今日、個所という言葉は箇所という言葉とほとんど同じように使われているため、例文の中の個所は箇所に置き換えて使うことができます。

ヶ所の例文

1.友人との間で話題に挙がった場所は何ヶ所もあるため、仮に一度行ったとしても別の場所がある。
2.あと2ヶ所巡回を行ったら本日の仕事は終わりといっても過言ではない。
3.指定された数ヶ所をあらかじめ確認してから提出する。
4.ここは何ヶ所かある私のお気に入りのカフェの一つで、仲のいい友人にも教えていない。
5.地元の駅の改札は今まで北に一ヶ所しかなかったのだが、駅の利便性向上を目的に南にもあらたに改札を作ることになった。
6.政治家は一見楽そうに見えるが、実際は地元の選挙区で、何ヶ所もイベントや講演会、お祭りなどに顔を出さなければいけないのだから大変だ。
7.わたしの住んでいる街は田園風景が美しい田舎だったので、学校が終わって下校途中に遊べる場所は一ヶ所も存在しなかったのだ。

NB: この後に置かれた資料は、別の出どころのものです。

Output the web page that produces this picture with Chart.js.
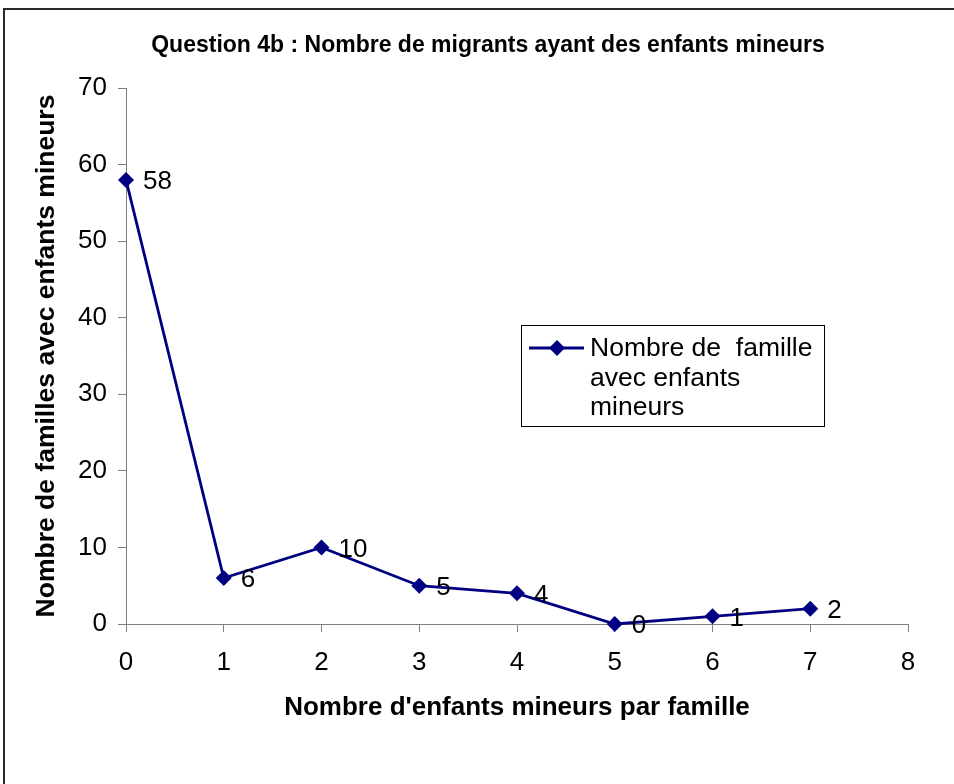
<!DOCTYPE html>
<html>
<head>
<meta charset="utf-8">
<script src="https://cdn.jsdelivr.net/npm/chart.js@4/dist/chart.umd.min.js"></script>
<style>
  html, body { margin: 0; padding: 0; background: #ffffff; }
  #wrap { position: relative; width: 954px; height: 784px; overflow: hidden; }
  #frame { position: absolute; left: 3px; top: 8px; width: 1000px; height: 1000px;
           border-top: 2px solid #2a2a2a; border-left: 2px solid #2a2a2a; pointer-events: none; }
  canvas { position: absolute; left: 0; top: 0; }
</style>
</head>
<body>
<div id="wrap">
  <canvas id="c" width="954" height="784"></canvas>
  <div id="frame"></div>
</div>
<script>
// ---- data ----
const childrenPerFamily = [0, 1, 2, 3, 4, 5, 6, 7];
const familyCounts = [58, 6, 10, 5, 4, 0, 1, 2];
const xTickValues = [0, 1, 2, 3, 4, 5, 6, 7, 8];
const yTickValues = [0, 10, 20, 30, 40, 50, 60, 70];
const chartTitle = 'Question 4b : Nombre de migrants ayant des enfants mineurs';
const xAxisTitle = "Nombre d'enfants mineurs par famille";
const yAxisTitle = 'Nombre de familles avec enfants mineurs';
const seriesLabel = 'Nombre de  famille avec enfants mineurs';
const legendLines = ['Nombre de  famille', 'avec enfants', 'mineurs'];

const FONT = "'Liberation Sans', Arial, sans-serif";
const NAVY = '#000080';
const AXIS_GREY = '#808080';

const points = childrenPerFamily.map((x, i) => ({ x: x, y: familyCounts[i] }));

const dataLabelPlugin = {
  id: 'dataLabels',
  afterDatasetsDraw(chart) {
    const ctx = chart.ctx;
    const meta = chart.getDatasetMeta(0);
    ctx.save();
    ctx.font = '26px ' + FONT;
    ctx.fillStyle = '#000000';
    ctx.textAlign = 'left';
    ctx.textBaseline = 'middle';
    meta.data.forEach((pt, i) => {
      ctx.fillText(String(familyCounts[i]), pt.x + 17, pt.y + 2);
    });
    ctx.restore();
  }
};

const boxLegendPlugin = {
  id: 'boxLegend',
  afterDraw(chart) {
    const ctx = chart.ctx;
    const ds = chart.data.datasets[0];
    ctx.save();
    ctx.fillStyle = '#ffffff';
    ctx.fillRect(522, 326, 302, 100);
    ctx.strokeStyle = '#000000';
    ctx.lineWidth = 1;
    ctx.strokeRect(521.5, 325.5, 303, 101);
    // line sample
    ctx.strokeStyle = ds.borderColor;
    ctx.lineWidth = ds.borderWidth;
    ctx.beginPath();
    ctx.moveTo(529, 348);
    ctx.lineTo(584, 348);
    ctx.stroke();
    // diamond marker
    ctx.fillStyle = ds.pointBackgroundColor;
    ctx.beginPath();
    ctx.moveTo(557, 340);
    ctx.lineTo(565, 348);
    ctx.lineTo(557, 356);
    ctx.lineTo(549, 348);
    ctx.closePath();
    ctx.fill();
    // text
    ctx.fillStyle = '#000000';
    ctx.font = '26.5px ' + FONT;
    ctx.textAlign = 'left';
    ctx.textBaseline = 'middle';
    const lineYs = [349, 379, 408];
    legendLines.forEach((t, i) => ctx.fillText(t, 590, lineYs[i]));
    ctx.restore();
  }
};

new Chart(document.getElementById('c'), {
  type: 'line',
  data: {
    datasets: [{
      label: seriesLabel,
      data: points,
      borderColor: NAVY,
      backgroundColor: NAVY,
      borderWidth: 2.8,
      pointStyle: 'rectRot',
      pointRadius: 8,
      pointBackgroundColor: NAVY,
      pointBorderColor: NAVY,
      pointBorderWidth: 0,
      tension: 0,
      fill: false,
      clip: false
    }]
  },
  options: {
    responsive: false,
    animation: false,
    devicePixelRatio: 1,
    layout: { padding: { left: 22, right: 0, top: 0, bottom: 0 } },
    plugins: {
      legend: { display: false },
      tooltip: { enabled: false },
      title: {
        display: true,
        text: chartTitle,
        color: '#000000',
        font: { family: FONT, size: 23, weight: 'bold', lineHeight: 1.2 },
        padding: { top: 32, bottom: 28.4 }
      }
    },
    scales: {
      x: {
        type: 'linear',
        position: 'bottom',
        min: 0,
        max: 8,
        afterBuildTicks: (s) => { s.ticks = xTickValues.map(v => ({ value: v })); },
        afterFit: (s) => { s.height = 160; },
        ticks: {
          color: '#000000',
          font: { family: FONT, size: 26 },
          padding: 15,
          maxRotation: 0,
          autoSkip: false
        },
        grid: {
          display: true,
          drawOnChartArea: false,
          drawTicks: true,
          tickLength: 8,
          color: AXIS_GREY,
          lineWidth: 1
        },
        border: { display: true, color: AXIS_GREY, width: 1 },
        title: {
          display: true,
          text: xAxisTitle,
          color: '#000000',
          font: { family: FONT, size: 26, weight: 'bold', lineHeight: 1.2 },
          padding: { top: 0, bottom: 60.4 }
        }
      },
      y: {
        type: 'linear',
        position: 'left',
        min: 0,
        max: 70,
        afterBuildTicks: (s) => { s.ticks = yTickValues.map(v => ({ value: v })); },
        afterFit: (s) => { s.width = 104; },
        ticks: {
          color: '#000000',
          font: { family: FONT, size: 26 },
          padding: 11
        },
        grid: {
          display: true,
          drawOnChartArea: false,
          drawTicks: true,
          tickLength: 8,
          color: AXIS_GREY,
          lineWidth: 1
        },
        border: { display: true, color: AXIS_GREY, width: 1 },
        title: {
          display: true,
          text: yAxisTitle,
          color: '#000000',
          font: { family: FONT, size: 26.5, weight: 'bold', lineHeight: 1.2 },
          padding: { top: 9.1, bottom: 0 }
        }
      },
      rightSpace: {
        type: 'linear',
        position: 'right',
        display: true,
        afterFit: (s) => { s.width = 46; },
        ticks: { display: false },
        grid: { display: false },
        border: { display: false }
      }
    }
  },
  plugins: [dataLabelPlugin, boxLegendPlugin]
});
</script>
</body>
</html>
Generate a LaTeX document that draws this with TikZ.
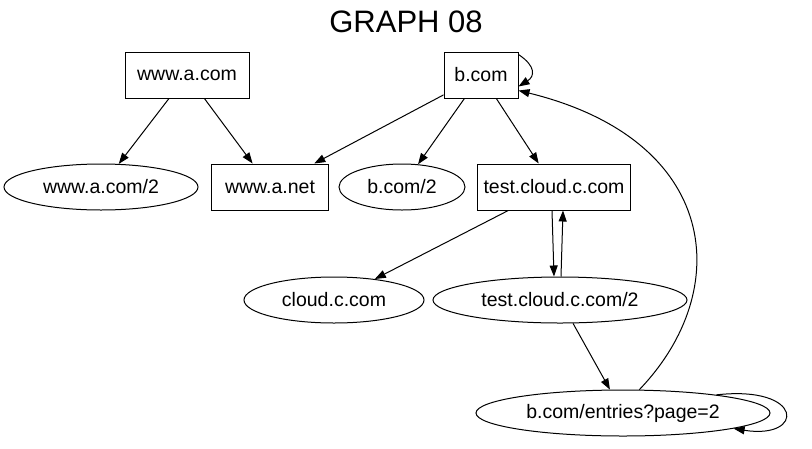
\documentclass[tikz,border=0pt]{standalone}
\usepackage{fontspec}
\setmainfont{Liberation Sans}
\usetikzlibrary{shapes.geometric,arrows.meta}
\begin{document}
\begin{tikzpicture}[x=1pt,y=-1pt,
  every node/.style={font=\fontsize{19.5}{22}\selectfont},
  boxnode/.style={draw,line width=1pt,rectangle,minimum height=46pt,inner sep=0pt},
  ellnode/.style={draw,line width=1pt,ellipse,minimum height=46pt,inner sep=0pt},
  arr/.style={line width=1pt,-{Triangle[length=11pt,width=8pt]}}]
\path[use as bounding box] (0,0) rectangle (812,448);
\node[font=\fontsize{31}{34}\selectfont] (title) at (406,22) {GRAPH 08};
\node[boxnode,minimum width=124pt] (wa) at (187,75) {www.a.com};
\node[boxnode,minimum width=74pt] (b) at (481,75) {b.com};
\node[ellnode,minimum width=194pt] (wa2) at (101,187) {www.a.com/2};
\node[boxnode,minimum width=117pt] (wan) at (270,187) {www.a.net};
\node[ellnode,minimum width=126pt] (b2) at (402,187) {b.com/2};
\node[boxnode,minimum width=153pt] (tc) at (554,187) {test.cloud.c.com};
\node[ellnode,minimum width=180pt] (cc) at (334,300) {cloud.c.com};
\node[ellnode,minimum width=254pt] (tc2) at (560,300) {test.cloud.c.com/2};
\node[ellnode,minimum width=294pt] (ent) at (623,413) {b.com/entries?page=2};
\draw[arr] (wa) -- (wa2);
\draw[arr] (wa) -- (wan);
\draw[arr] (b) -- (wan);
\draw[arr] (b) -- (b2);
\draw[arr] (b) -- (tc);
\draw[arr] ([yshift=-3pt]b.north east) .. controls +(18,12) and +(16,-10) .. ([yshift=12pt]b.south east);
\draw[arr] (tc) -- (cc);
\draw[arr] ([xshift=-2pt]tc.south) -- ([xshift=-6pt]tc2.north);
\draw[arr] ([xshift=1pt]tc2.north) -- ([xshift=9pt]tc.south);
\draw[arr] (tc2) -- (ent);
\draw[arr] (ent.55) .. controls (735,290) and (720,140) .. ([yshift=8pt]b.south east);
\draw[arr] (ent.11) .. controls (805,385) and (805,440) .. (ent.-8);
\end{tikzpicture}
\end{document}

この言葉がよく使われる場面としては、場所を数える時などが挙げられます。

ヶ所は箇所や個所に置き換えて使うことができます。

箇所と個所とヶ所どれを使うか迷った場合は、問題になっている場所を表す場合は「箇所」を、特定の一つの場所を表す場合は「個所」を、場所を数える単位を表す場合は「ヶ所」を使うと覚えておけば間違いありません。